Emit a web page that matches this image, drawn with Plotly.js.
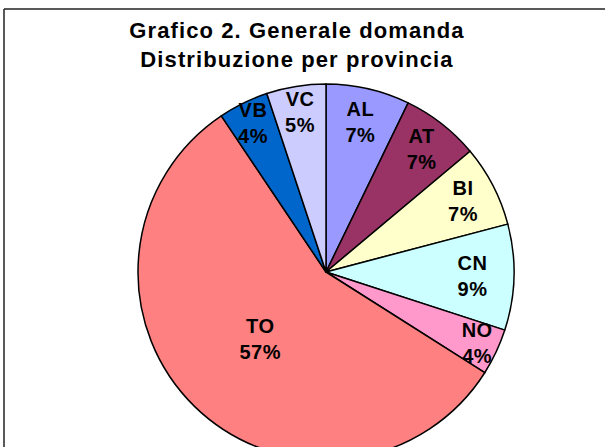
<!DOCTYPE html>
<html>
<head>
<meta charset="utf-8">
<script src="https://cdn.plot.ly/plotly-3.0.1.min.js"></script>
<style>
html, body { margin: 0; padding: 0; overflow: hidden; background: #fff; }
#chart { width: 605px; height: 480px; }
#chart .gtitle { letter-spacing: 1.1px; }
#chart .slicetext { letter-spacing: 0.5px; }
</style>
</head>
<body>
<div id="chart"></div>
<script>
const provinces = ['AL', 'AT', 'BI', 'CN', 'NO', 'TO', 'VB', 'VC'];
const shares = [7.2, 6.7, 7.0, 9.1, 4.0, 56.6, 4.3, 5.1];
const sliceColors = ['#9999FF', '#993366', '#FFFFCC', '#CCFFFF', '#FF99CC', '#FF8080', '#0066CC', '#CCCCFF'];
const chartTitle = 'Grafico 2. Generale domanda<br>Distribuzione per provincia';

const W = 605, H = 480;
const cx = 326, cy = 272, r = 188;

const trace = {
  type: 'pie',
  labels: provinces,
  values: shares,
  sort: false,
  direction: 'clockwise',
  rotation: 0,
  marker: { colors: sliceColors, line: { color: '#000', width: 1.5 } },
  texttemplate: '%{label}<br>%{percent:.0%}',
  textposition: 'inside',
  insidetextorientation: 'horizontal',
  textfont: { family: 'Liberation Sans, Arial, sans-serif', size: 20, color: '#000', weight: 'bold' },
  hoverinfo: 'none',
  showlegend: false,
  domain: { x: [(cx - r) / W, (cx + r) / W], y: [(H - cy - r) / H, (H - cy + r) / H] }
};

const layout = {
  width: W, height: H,
  margin: { l: 0, r: 0, t: 0, b: 0 },
  paper_bgcolor: '#fff',
  title: {
    text: chartTitle,
    font: { family: 'Liberation Sans, Arial, sans-serif', size: 22, color: '#000', weight: 'bold' },
    x: 297 / W, xanchor: 'center',
    y: 1 - 38 / H, yanchor: 'top', yref: 'container'
  },
  uniformtext: { mode: 'show', minsize: 20 },
  shapes: [
    { type: 'line', xref: 'paper', yref: 'paper', x0: 4 / W, x1: 1, y0: 1 - 9 / H, y1: 1 - 9 / H, line: { color: '#222', width: 1.5 } },
    { type: 'line', xref: 'paper', yref: 'paper', x0: 4 / W, x1: 4 / W, y0: 1 - 9 / H, y1: 0, line: { color: '#222', width: 1.5 } }
  ]
};

Plotly.newPlot('chart', [trace], layout, { displayModeBar: false, staticPlot: true });
</script>
</body>
</html>
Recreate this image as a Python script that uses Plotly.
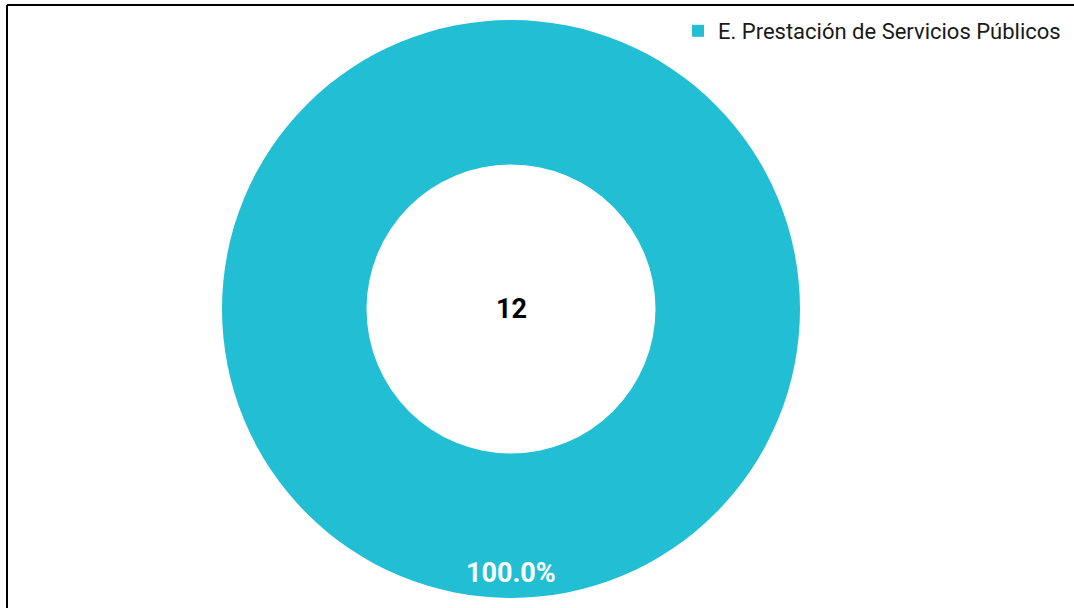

────────────────────

■ Task requirements ■
Repeat the data in full and exactly. Omit pictures.

■ Task output ■
Emit a web page that matches this image, drawn with Plotly.js.
<!DOCTYPE html>
<html>
<head>
<meta charset="utf-8">
<script src="https://cdn.plot.ly/plotly-3.0.1.min.js"></script>
<style>
html, body { margin: 0; padding: 0; overflow: hidden; background: #fff; }
#chart { width: 605px; height: 480px; }
#chart .gtitle { letter-spacing: 1.1px; }
#chart .slicetext { letter-spacing: 0.5px; }
</style>
</head>
<body>
<div id="chart"></div>
<script>
const provinces = ['AL', 'AT', 'BI', 'CN', 'NO', 'TO', 'VB', 'VC'];
const shares = [7.2, 6.7, 7.0, 9.1, 4.0, 56.6, 4.3, 5.1];
const sliceColors = ['#9999FF', '#993366', '#FFFFCC', '#CCFFFF', '#FF99CC', '#FF8080', '#0066CC', '#CCCCFF'];
const chartTitle = 'Grafico 2. Generale domanda<br>Distribuzione per provincia';

const W = 605, H = 480;
const cx = 326, cy = 272, r = 188;

const trace = {
  type: 'pie',
  labels: provinces,
  values: shares,
  sort: false,
  direction: 'clockwise',
  rotation: 0,
  marker: { colors: sliceColors, line: { color: '#000', width: 1.5 } },
  texttemplate: '%{label}<br>%{percent:.0%}',
  textposition: 'inside',
  insidetextorientation: 'horizontal',
  textfont: { family: 'Liberation Sans, Arial, sans-serif', size: 20, color: '#000', weight: 'bold' },
  hoverinfo: 'none',
  showlegend: false,
  domain: { x: [(cx - r) / W, (cx + r) / W], y: [(H - cy - r) / H, (H - cy + r) / H] }
};

const layout = {
  width: W, height: H,
  margin: { l: 0, r: 0, t: 0, b: 0 },
  paper_bgcolor: '#fff',
  title: {
    text: chartTitle,
    font: { family: 'Liberation Sans, Arial, sans-serif', size: 22, color: '#000', weight: 'bold' },
    x: 297 / W, xanchor: 'center',
    y: 1 - 38 / H, yanchor: 'top', yref: 'container'
  },
  uniformtext: { mode: 'show', minsize: 20 },
  shapes: [
    { type: 'line', xref: 'paper', yref: 'paper', x0: 4 / W, x1: 1, y0: 1 - 9 / H, y1: 1 - 9 / H, line: { color: '#222', width: 1.5 } },
    { type: 'line', xref: 'paper', yref: 'paper', x0: 4 / W, x1: 4 / W, y0: 1 - 9 / H, y1: 0, line: { color: '#222', width: 1.5 } }
  ]
};

Plotly.newPlot('chart', [trace], layout, { displayModeBar: false, staticPlot: true });
</script>
</body>
</html>
Recreate this image as a Python script that uses Plotly.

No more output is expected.